Although subduction drives Earth’s plate tectonic cycle, says Sutherland, scientists don’t yet understand how it starts. The drilling expedition to Zealandia may offer new insights into this fundamental process. “One of the amazing things about our observations,” says Sutherland, “is that they reveal the early signs of the Ring of Fire were almost simultaneous throughout the western Pacific.”
Because this timing predates the global tectonic plate reorganization, he says, scientists need to find an explanation for how subduction began across such a broad area in such a short time.
Sutherland and his co-authors propose a new mechanism: a ‘subduction rupture event,’ which they argue is similar to a massive, super-slow earthquake. The researchers believe the event resurrected ancient subduction faults that had lain dormant for many millions of years.

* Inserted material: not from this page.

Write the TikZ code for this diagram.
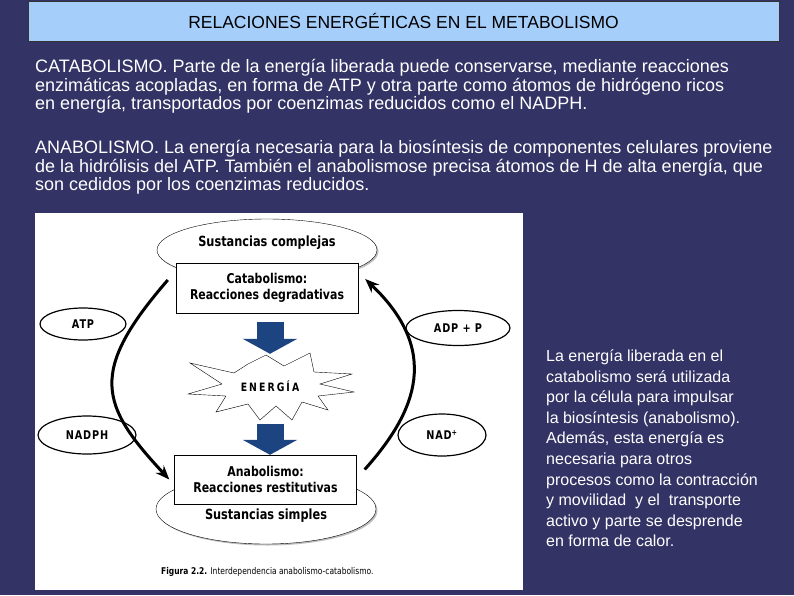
\documentclass[tikz,border=0pt]{standalone}
\usepackage{fontspec}
\setmainfont{Liberation Sans}
\newfontfamily\figfont[FakeStretch=0.81]{DejaVu Sans}
\usepackage{tikz}
\usetikzlibrary{shapes.geometric,arrows.meta,shadows,positioning}
\definecolor{slidebg}{RGB}{51,51,102}
\definecolor{titleblue}{RGB}{166,206,250}
\definecolor{fatblue}{RGB}{28,68,128}

\begin{document}
\begin{tikzpicture}[x=1pt,y=-1pt]
    \tikzstyle{titlebox} = [draw=black!80, fill=titleblue, minimum width=751pt, minimum height=40pt, inner sep=0pt, font=\fontsize{17.5}{19}\selectfont]
    \tikzstyle{txt} = [anchor=base west, inner sep=0pt, text=white, font=\fontsize{18}{20}\selectfont]
    \tikzstyle{note} = [anchor=base west, inner sep=0pt, text=white, font=\fontsize{16}{18}\selectfont]
    \tikzstyle{bigoval} = [ellipse, draw, fill=white, minimum width=220pt, minimum height=62pt, drop shadow={shadow xshift=1.5pt, shadow yshift=-1.5pt, fill=black!50}]
    \tikzstyle{smalloval} = [ellipse, draw, line width=1.2pt, inner sep=0pt, font=\figfont\bfseries\fontsize{12}{14}\selectfont\addfontfeature{LetterSpace=7}]
    \tikzstyle{reacbox} = [draw, fill=white, minimum width=182pt, minimum height=50pt, inner sep=0pt, align=center, font=\figfont\bfseries\fontsize{13.5}{16}\selectfont]
    \tikzstyle{figlabel} = [inner sep=0pt, font=\figfont\bfseries\fontsize{14}{16}\selectfont]
    \tikzstyle{fatarrow} = [fatblue, line width=27pt, -{Triangle[width=54pt,length=15pt]}]
    \tikzstyle{loopline} = [line width=3pt, -{Stealth[length=14pt,width=11pt]}]

    % slide
    \fill[slidebg] (0,0) rectangle (794,595);
    \useasboundingbox (0,0) rectangle (794,595);
    \node[titlebox] (title) at (403.5,21) {RELACIONES ENERGÉTICAS EN EL METABOLISMO};

    \foreach \t [count=\i] in {{CATABOLISMO. Parte de la energía liberada puede conservarse, mediante reacciones},
        {enzimáticas acopladas, en forma de ATP y otra parte como átomos de hidrógeno ricos},
        {en energía, transportados por coenzimas reducidos como el NADPH.}}
        \node[txt] (catline\i) at (35, 54.5+18.3*\i) {\t};
    \foreach \t [count=\i] in {{ANABOLISMO. La energía necesaria para la biosíntesis de componentes celulares proviene},
        {de la hidrólisis del ATP. También el anabolismose precisa átomos de H de alta energía, que},
        {son cedidos por los coenzimas reducidos.}}
        \node[txt] (anaLine\i) at (35, 135.2+18.4*\i) {\t};
    \foreach \t [count=\i] in {{La energía liberada en el}, {catabolismo será utilizada}, {por la célula para impulsar},
        {la biosíntesis (anabolismo).}, {Además, esta energía es}, {necesaria para otros},
        {procesos como la contracción}, {y movilidad\ \ y el\ \ transporte}, {activo y parte se desprende},
        {en forma de calor.}}
        \node[note] (note\i) at (546, 341.15+20.55*\i) {\t};

    % figure
    \fill[white] (35,213) rectangle (523,590);
    \node[bigoval] (complejas) at (267,250) {};
    \node[figlabel] (complejasTxt) at (267,243) {Sustancias complejas};
    \node[bigoval, minimum height=70pt] (simples) at (266,509) {};
    \node[figlabel] (simplesTxt) at (266,516) {Sustancias simples};
    \node[reacbox] (catab) at (267,288) {Catabolismo:\\Reacciones degradativas};
    \node[reacbox, minimum height=49pt] (anab) at (265.5,479.5) {Anabolismo:\\Reacciones restitutivas};

    \node[minimum width=160pt, minimum height=64pt, inner sep=0pt, font=\figfont\bfseries\fontsize{11.5}{13}\selectfont\addfontfeature{LetterSpace=18}] (energia) at (270,386) {ENERGÍA};
    \draw[thin, shift={(energia.center)}] (-80,-23) -- (-36,-13) -- (-22,-22) -- (-4,-31) -- (14,-20) -- (40,-33) -- (44,-14)
        -- (82,-12) -- (50,-2) -- (84,6) -- (48,10) -- (58,24) -- (32,16) -- (22,34) -- (6,20) -- (-10,34)
        -- (-22,18) -- (-54,26) -- (-44,10) -- (-82,8) -- (-48,-2) -- cycle;
    \draw[fatarrow, shorten <=9pt] (energia.north |- catab.south) -- (energia.north);
    \draw[fatarrow, shorten <=6pt] (energia.south) -- (energia.south |- anab.north);

    \node[smalloval, minimum width=86pt, minimum height=32pt] (atp) at (83,324) {ATP};
    \node[smalloval, minimum width=98pt, minimum height=38pt] (nadph) at (87,435) {NADPH};
    \node[smalloval, minimum width=104pt, minimum height=35pt] (adp) at (458,328) {ADP + P};
    \node[smalloval, minimum width=88pt, minimum height=42pt] (nad) at (442,435) {NAD\textsuperscript{+}};

    \draw[loopline] ([xshift=-8pt,yshift=8pt]catab.west) .. controls (88,372) and (100,405) .. ([xshift=-5pt]anab.west);
    \draw[loopline] ([xshift=8pt,yshift=10pt]anab.east) .. controls (418,410) and (440,350) .. ([xshift=7pt,yshift=9pt]catab.east);

    \node[anchor=base west, inner sep=0pt, font=\figfont\fontsize{9.3}{11}\selectfont] (caption) at (161,574) {\textbf{Figura 2.2.} Interdependencia anabolismo-catabolismo.};
\end{tikzpicture}
\end{document}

“We don’t know where or why,” says Sutherland, “but something happened that locally induced movement, and when the fault started to slip, like in an earthquake the motion rapidly spread sideways onto adjacent parts of the fault system and then around the western Pacific.” But unlike an earthquake, Sutherland says, the subduction rupture event may have taken more than a million years to unfold. “Ultimately,” he says, “Zealandia’s sedimentary record should help us determine how and why this event happened and what the consequences were for animals, plants, and global climate.”
The process has no modern analogue, according to Sutherland, and because the subduction rupture event is linked to a time of rapid, global plate tectonic change, other instances of such change in the geologic record may imply that comparable events have occurred in the past. “Geologists generally assume that understanding the present is the key to understanding the past,” he says. “But at least in this instance, this may not hold.”